What is Procurement?
At a high level, procurement is the process of getting goods or services required for a business. But, procurement is not just about sourcing goods or services at the lowest prices possible. It is much more. Procurement in product manufacturing companies encompasses, but is not limited to,
- Identifying suppliers
- Raising RFQs and comparing quotations
- Determining quality standards, ensuring compliance, and technical product specifications
- Managing supplier contracts
- Settling supplier invoices
- Ensuring sustainability across the processes – sustainable procurement
In a product manufacturing company, direct material procurement takes about 65-80% percent of the Cost of Goods Sold (COGS), while indirect procurement takes the rest.
Also, in some cases, companies are on both sides of procurement. Take, for example, the OEMs that procure items for the components and manufacture and sell these items to businesses that require those components. Procurement and sourcing play a crucial role in acquiring the materials for manufacturing at the right time, cost, and quality.
Supply Chain vs Procurement
In manufacturing, procurement is part of the supply chain gamut. While procurement is acquiring the materials to run the business, supply chain management means how organizations transform raw materials into finished products and get them into users’ hands. Here are some key differences between procurement and supply chain management.
- Procurement is more input based. It acquires the materials from the suppliers and at the same time, keeps an eye on key metrics such as time, cost, quality, and sustainability.
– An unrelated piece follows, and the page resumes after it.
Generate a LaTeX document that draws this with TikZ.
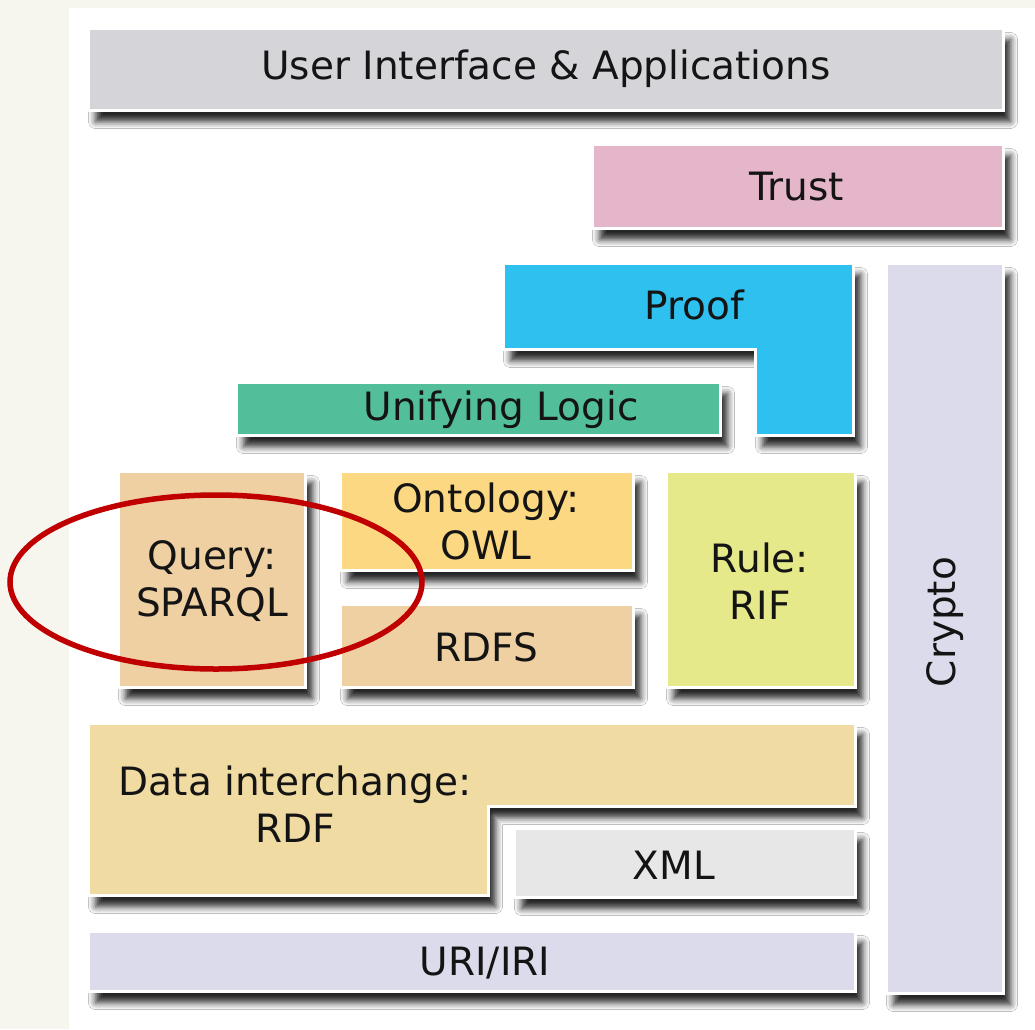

On the other hand supply chain includes both the input activities, and particularly, Supply chain encompasses all procurement and concentrates on the output and On-Time and In Full (OTIF) deliveries. In short, supply chain management starts from the raw material source, until the final product reaches the consumer.
- Procurement ensures a continuous flow of materials for production, while supply chain ensures the flow of finished goods.
Considering that procurement is a branch of supply chain, a small mishap or unfortunate event in the procurement process creates a ripple effect downstream.
How does Procurement Impact the Supply Chain?
An effective procurement process is a vital piece of the puzzle for a supply chain to work successfully. And the following are the benefit that supply chains gain by having a robust procurement process in place:
Increased Impact on the Bottom Line
In product manufacturing companies, procurement takes up a significant part of the budget – direct procurement alone takes up 65-80% of the Cost of Goods Sold (COGS). An effective procurement process means implementing strategic sourcing rather than tactical sourcing. Organizations use strategic sourcing to determine what they buy, who they buy from, and at what price. And any savings from procurement and sourcing directly go into the bottom line.
Effective Supplier Relationship Management
Effective supplier management is also part of supply chain management and is crucial to business success. Suppliers play a vital role in a product manufacturing organization. And in the light of recent supply disruptions, effective supplier management is key to business success.
- When buyers strategically work with a particular commodity, they become experts over time which makes it easier for them to select, evaluate, and onboard the best-fit suppliers.
- Relevant supplier selection enables effective synergies between the buyer and the supplier organization.
- And with constant supplier evaluation metrics, there is improved resilience insulating the business against supply disruptions.
Improved Cross-Functional Collaboration
With an effective procurement process, there is seamless collaboration across functions. This means there is enterprise-wide information flow and visibility. And with the information available at the right time, buyers can take proactive decisions thereby eliminating or mitigating the supply risk.
Greater Operational Efficiency
Procurement professionals utilize external markets and suppliers to gain a competitive edge. And every sourced product, its price, and quality should contribute to competitive positioning. An effective procurement strategy provides the following benefits:
Eliminates redundancies and manual dependencies, thus reducing the scope for mistakes
- Bridges communication gaps with seamless, accurate, and real-time information to all stakeholders, which is a key ingredient for a successful product launch or faster GTM
- Brings transparency to the procurement and supply chain process ensuring data integrity and accountability providing stakeholders with a single source of truth
Procurement, though only a branch of the bigger supply chain process, plays a crucial role in effective supply chain management. And one of the steps to ensure that your procurement processes are relevant with the changing times and technology, is to invest in the right procurement technology.